Honest and sometimes subversive, but never mean-spirited, Carll keeps writing sad, funny, compelling songs in which nobody’s perfect or predictable––at least not for long. And he can’t quit wishing we’ll all realize that’s the way anything worth having or being has got to go. “I hope this record helps people feel good, laugh a bit, and maybe give them something to lean on when they need it,” he says. “I hope they dance to it, too.”
MARGO CILKER is a woman who drinks deeply of life, and her debut record Pohorylle, released in November 2021 on Portland label Fluff and Gravy, is brimming with it. For the last seven years, the Eastern Oregon songwriter, who NPR calls one of “11 Oregon Artists to Watch in 2021,” has split her time between the road and various outposts across the world, from Enterprise, OR to the Basque Country of Spain, forging a path that is at once deeply rooted and ever-changing.
As Pohorylle traverses through the geography of Cilker’s memories—a touring musician’s tapestry of dive bars and breathtaking natural beauty—love is apparent, as is its inevitable partner: loss. For what bigger heartbreak is there than to be a fervent lover who must always keep moving? Cilker seems keenly aware of the precarious footing upon which love stands, and at many turns, the record circles something that is staggeringly beautiful and slipping away.
“I am a woman split between places,” Cilker sings on the album’s wistful closer, touching for a brief moment upon the vast dichotomies of her selfhood and her profession, and the negotiation that she conducts between them.

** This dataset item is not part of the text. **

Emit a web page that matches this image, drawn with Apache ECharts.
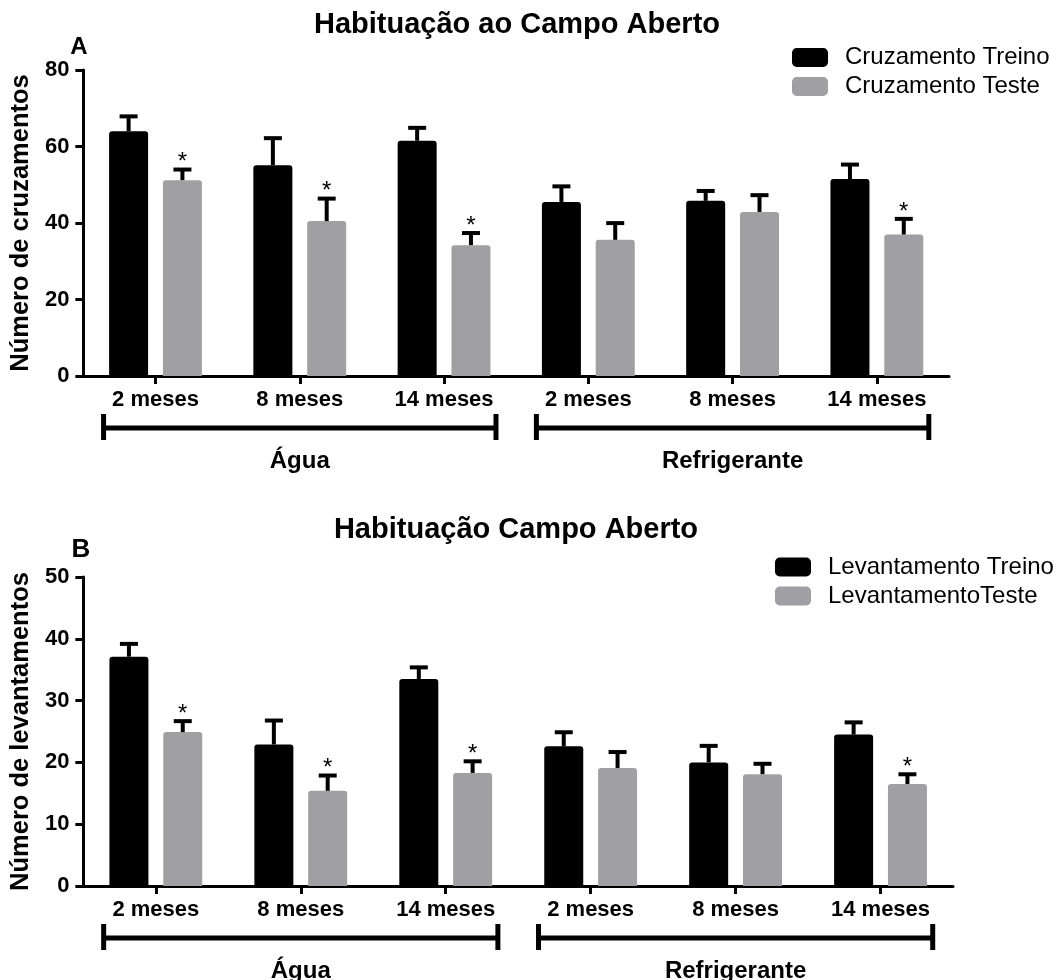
<!DOCTYPE html>
<html>
<head>
<meta charset="utf-8">
<script src="https://cdn.jsdelivr.net/npm/echarts@6/dist/echarts.min.js"></script>
<style>
html,body{margin:0;padding:0;background:#fff;}
#chart{width:1062px;height:980px;}
</style>
</head>
<body>
<div id="chart"></div>
<script>
// ---- data ----
const categories = ['2 meses', '8 meses', '14 meses', '2 meses', '8 meses', '14 meses'];
const groupNames = ['Água', 'Refrigerante'];
const groupStart = [0, 3];
const groupEnd = [2, 5];

const titleA = 'Habituação ao Campo Aberto';
const titleB = 'Habituação Campo Aberto';
const yNameA = 'Número de cruzamentos';
const yNameB = 'Número de levantamentos';
const seriesNamesA = ['Cruzamento Treino', 'Cruzamento Teste'];
const seriesNamesB = ['Levantamento Treino', 'LevantamentoTeste'];

const yMinA = 0, yMaxA = 80, yStepA = 20;
const yMinB = 0, yMaxB = 50, yStepB = 10;

const cruzTreino    = [64.0, 55.1, 61.5, 45.5, 45.8, 51.5];
const cruzTreinoSEM = [4.4, 7.6, 3.9, 4.6, 3.1, 4.3];
const cruzTeste     = [51.2, 40.5, 34.2, 35.6, 42.9, 37.0];
const cruzTesteSEM  = [3.3, 6.4, 3.7, 4.9, 4.9, 4.6];
const cruzTreinoSig = [0, 0, 0, 0, 0, 0];
const cruzTesteSig  = [1, 1, 1, 0, 0, 1];

const levTreino     = [37.1, 22.9, 33.5, 22.6, 20.0, 24.5];
const levTreinoSEM  = [2.4, 4.2, 2.2, 2.6, 3.0, 2.3];
const levTeste      = [24.9, 15.4, 18.3, 19.1, 18.1, 16.5];
const levTesteSEM   = [2.1, 2.8, 2.2, 2.9, 2.0, 1.9];
const levTreinoSig  = [0, 0, 0, 0, 0, 0];
const levTesteSig   = [1, 1, 1, 0, 0, 1];

// ---- styles ----
const FONT = "'Liberation Sans', Arial, sans-serif";
const BLACK = '#000000';
const GRAY = '#a0a0a4';
const BAR_W = 39;
const BAR_GAP = 0.38;

function barSeries(name, data, color, gi) {
  return {
    type: 'bar', name: name, data: data,
    xAxisIndex: gi, yAxisIndex: gi,
    barWidth: BAR_W, barGap: (BAR_GAP * 100) + '%',
    itemStyle: { color: color, borderRadius: [3, 3, 0, 0] },
    emphasis: { disabled: true },
    z: 2
  };
}

function errSeries(means, sems, sig, side, gi) {
  const data = means.map((m, i) => [i, m, m + sems[i], sig[i]]);
  return {
    type: 'custom',
    xAxisIndex: gi, yAxisIndex: gi,
    data: data,
    z: 3,
    silent: true,
    renderItem: function (params, api) {
      const idx = api.value(0);
      const base = api.coord([idx, api.value(1)]);
      const top = api.coord([idx, api.value(2)]);
      const off = side * (BAR_W + BAR_W * BAR_GAP) / 2;
      const x = base[0] + off;
      const children = [
        { type: 'line', shape: { x1: x, y1: base[1], x2: x, y2: top[1] + 2 },
          style: { stroke: BLACK, lineWidth: 4 } },
        { type: 'rect', shape: { x: x - 9, y: top[1], width: 18, height: 4 },
          style: { fill: BLACK } }
      ];
      if (api.value(3)) {
        children.push({ type: 'text',
          style: { text: '*', x: x, y: top[1] - 5, align: 'center', verticalAlign: 'middle',
                   font: 'normal 24px ' + FONT, fill: BLACK } });
      }
      return { type: 'group', children: children };
    }
  };
}

function bracketSeries(gi) {
  const data = groupStart.map((s, i) => [s, groupEnd[i]]);
  return {
    type: 'custom',
    xAxisIndex: gi, yAxisIndex: gi,
    data: data,
    silent: true,
    clip: false,
    renderItem: function (params, api) {
      const i = params.dataIndex;
      const p0 = api.coord([api.value(0), 0]);
      const p1 = api.coord([api.value(1), 0]);
      const band = api.size([1, 0])[0];
      const x0 = p0[0] - 0.36 * band;
      const x1 = p1[0] + 0.36 * band;
      const y = p0[1] + 52;
      return { type: 'group', children: [
        { type: 'line', shape: { x1: x0, y1: y, x2: x1, y2: y }, style: { stroke: BLACK, lineWidth: 5 } },
        { type: 'line', shape: { x1: x0, y1: y - 14, x2: x0, y2: y + 12 }, style: { stroke: BLACK, lineWidth: 5 } },
        { type: 'line', shape: { x1: x1, y1: y - 14, x2: x1, y2: y + 12 }, style: { stroke: BLACK, lineWidth: 5 } },
        { type: 'text', style: { text: groupNames[i], x: (x0 + x1) / 2, y: y + 33, align: 'center',
            verticalAlign: 'middle', font: 'bold 24px ' + FONT, fill: BLACK } }
      ] };
    }
  };
}

function xAxisCfg(gi) {
  return {
    type: 'category', gridIndex: gi, data: categories,
    axisLine: { show: true, lineStyle: { color: BLACK, width: 3 } },
    axisTick: { show: true, alignWithLabel: true, length: 8, lineStyle: { color: BLACK, width: 3 } },
    axisLabel: { interval: 0, margin: 13, color: BLACK, fontSize: 22, fontWeight: 'bold', fontFamily: FONT },
    splitLine: { show: false }
  };
}
function yAxisCfg(gi, min, max, step, name) {
  return {
    type: 'value', gridIndex: gi, min: min, max: max, interval: step,
    name: name, nameLocation: 'middle', nameGap: 42,
    nameTextStyle: { color: BLACK, fontSize: 25.5, fontWeight: 'bold', fontFamily: FONT },
    axisLine: { show: true, lineStyle: { color: BLACK, width: 3 } },
    axisTick: { show: true, length: 8, lineStyle: { color: BLACK, width: 3 } },
    axisLabel: { margin: 14, color: BLACK, fontSize: 22, fontWeight: 'bold', fontFamily: FONT },
    splitLine: { show: false }
  };
}
function legendCfg(names, left, top) {
  return {
    data: names, orient: 'vertical', left: left, top: top, padding: 0,
    itemWidth: 36, itemHeight: 19, itemGap: 5, icon: 'roundRect',
    selectedMode: false,
    textStyle: { fontSize: 24, fontFamily: FONT, color: BLACK, lineHeight: 24, padding: [0, 0, 0, 12] }
  };
}

const chart = echarts.init(document.getElementById('chart'), null, { renderer: 'canvas' });
chart.setOption({
  animation: false,
  backgroundColor: '#ffffff',
  graphic: [
    { type: 'text', x: 517, y: 25, style: { text: titleA, align: 'center', verticalAlign: 'middle', font: 'bold 29px ' + FONT, fill: BLACK } },
    { type: 'text', x: 516, y: 530, style: { text: titleB, align: 'center', verticalAlign: 'middle', font: 'bold 29px ' + FONT, fill: BLACK } },
    { type: 'text', x: 79, y: 47, style: { text: 'A', align: 'center', verticalAlign: 'middle', font: 'bold 24px ' + FONT, fill: BLACK } },
    { type: 'text', x: 81, y: 550, style: { text: 'B', align: 'center', verticalAlign: 'middle', font: 'bold 26px ' + FONT, fill: BLACK } }
  ],
  legend: [legendCfg(seriesNamesA, 792, 45.5), legendCfg(seriesNamesB, 775, 555)],
  grid: [
    { left: 81, right: 113, top: 70, bottom: 604 },
    { left: 81, right: 109, top: 577, bottom: 94 }
  ],
  xAxis: [xAxisCfg(0), xAxisCfg(1)],
  yAxis: [yAxisCfg(0, yMinA, yMaxA, yStepA, yNameA), yAxisCfg(1, yMinB, yMaxB, yStepB, yNameB)],
  series: [
    barSeries(seriesNamesA[0], cruzTreino, BLACK, 0),
    barSeries(seriesNamesA[1], cruzTeste, GRAY, 0),
    errSeries(cruzTreino, cruzTreinoSEM, cruzTreinoSig, -1, 0),
    errSeries(cruzTeste, cruzTesteSEM, cruzTesteSig, 1, 0),
    bracketSeries(0),
    barSeries(seriesNamesB[0], levTreino, BLACK, 1),
    barSeries(seriesNamesB[1], levTeste, GRAY, 1),
    errSeries(levTreino, levTreinoSEM, levTreinoSig, -1, 1),
    errSeries(levTeste, levTesteSEM, levTesteSig, 1, 1),
    bracketSeries(1)
  ]
});
</script>
</body>
</html>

“I’m just very inquisitive. I’m a very curious person. Why are things this way? Do they have to stay this way? You know, how can things change?” Cilker asks. It is this part of her nature that expands Pohorylle into the complex journey that it is: her ability to crack open a moment of desperation and lay it out on a table to catch a careful light.
Pohorylle, which carries gentle nods to Lucinda Williams, Townes Van Zandt, and Gillian Welch, shines under the instincts of producer Sera Cahoone, whom Cilker first came across in 2019 while planning her first full-length. “I was trying to pin down what kind of sound I wanted and stumbled across a video of Sera and just loved how she performed. I then listened to her last studio record and thought, that’s the sound.” Cilker says. “I found out Sera had produced that record herself with John Askew. My friend put me in touch with her and she liked my demos enough to produce the album. It felt very auspicious—It was truly just a gut feeling.”
Cahoone quickly got to work assembling a first-rate band: Jenny Conlee (The Decemberists) on keys, Jason Kardong (Sera Cahoone, Son Volt) on pedal steel, Rebecca Young (Lindsey Fuller, Jesse Sykes) on bass, Mirabai Peart (Joanna Newsom) on strings, Kelly Pratt (Beirut) on horns, and the album’s engineer John Morgan Askew (Neko Case, Laura Gibson) on an array of other instruments. The record also prominently features effortless harmonies from Sarah Cilker, Margo Cilker’s sister and frequent touring partner.
Over the last six years, Margo Cilker has toured extensively across the US and internationally, and is a staple in the independent festival circuit.